Ce succès retentissant pourrait toutefois nuire à la campagne 2020 de Sanders, puisqu’il aura désormais plus de mal à se distinguer de ses adversaires. Dans cette optique, il a récemment avancé une nouvelle proposition révolutionnaire qu’il est pour l’instant le seul à défendre. En plus de vouloir rendre l’enseignement supérieur totalement gratuit (comme en 2016), Bernie promet désormais aussi d’annuler la dette étudiante existante de tous les Américains concernés !
SES ATOUTS ET SES POINTS FAIBLES
Le principal atout de Bernie Sanders est d’avoir déjà mené une campagne pour l’élection présidentielle. Il sait comment s’y prendre et surtout, il dispose déjà d’une forte base de soutien constituée il y a quatre ans dans tous les états américains. Cependant, il n’est plus cet outsider affrontant une Hillary Clinton très loin de faire l’unanimité. Il doit désormais faire face à un plus grand nombre d’adversaires, dont plusieurs ont adopté certaines de ses idées révolutionnaires. Le Parti Démocrate a glissé vers la gauche et Sanders y a grandement contribué. Il pourra toujours se targuer d’avoir été le premier à croire au bien-fondé de certaines propositions, mais celles-ci ne lui permettront plus de se distinguer aussi fortement de ses concurrents qu’auparavant.
Au-delà de cette difficulté, Bernie Sanders, tout comme l’ancien vice-président Joe Biden, est aussi confronté aux interrogations de certains électeurs au sujet de son âge.
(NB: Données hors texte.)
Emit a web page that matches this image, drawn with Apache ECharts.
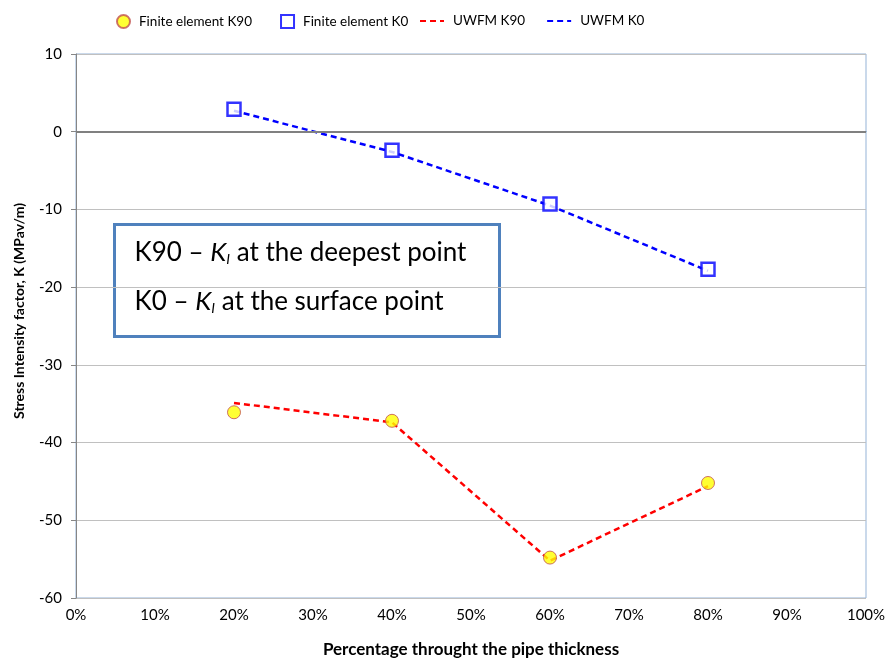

Il est en effet le plus âgé de tous les candidats à l’élection présidentielle. Il a 77 ans, contre 76 ans pour Biden.
Enfin, les propos passés de Bernie Sanders au sujet de Fidel Castro, de la révolution sandiniste au Nicaragua ou de l’URSS pourraient bien être utilisés contre lui par ses adversaires. S’il remportait les primaires et devenait le candidat officiel du Parti Démocrate à l’élection présidentielle de 2020, il est certain que les Républicains ne passeront pas à côté.
CONCLUSION
Bernie Sanders n’a pas pu mener sa révolution politique à son terme en 2016. Il espère y parvenir en 2020. Si la tâche ne s’annonce pas aisée, le sénateur du Vermont fait bien partie des favoris à l’investiture démocrate. Il fait actuellement partie du Top 5 dans quasiment tous les sondages et il est l’un des candidats qui a recueilli le plus d’argent depuis le coup d’envoi de sa campagne.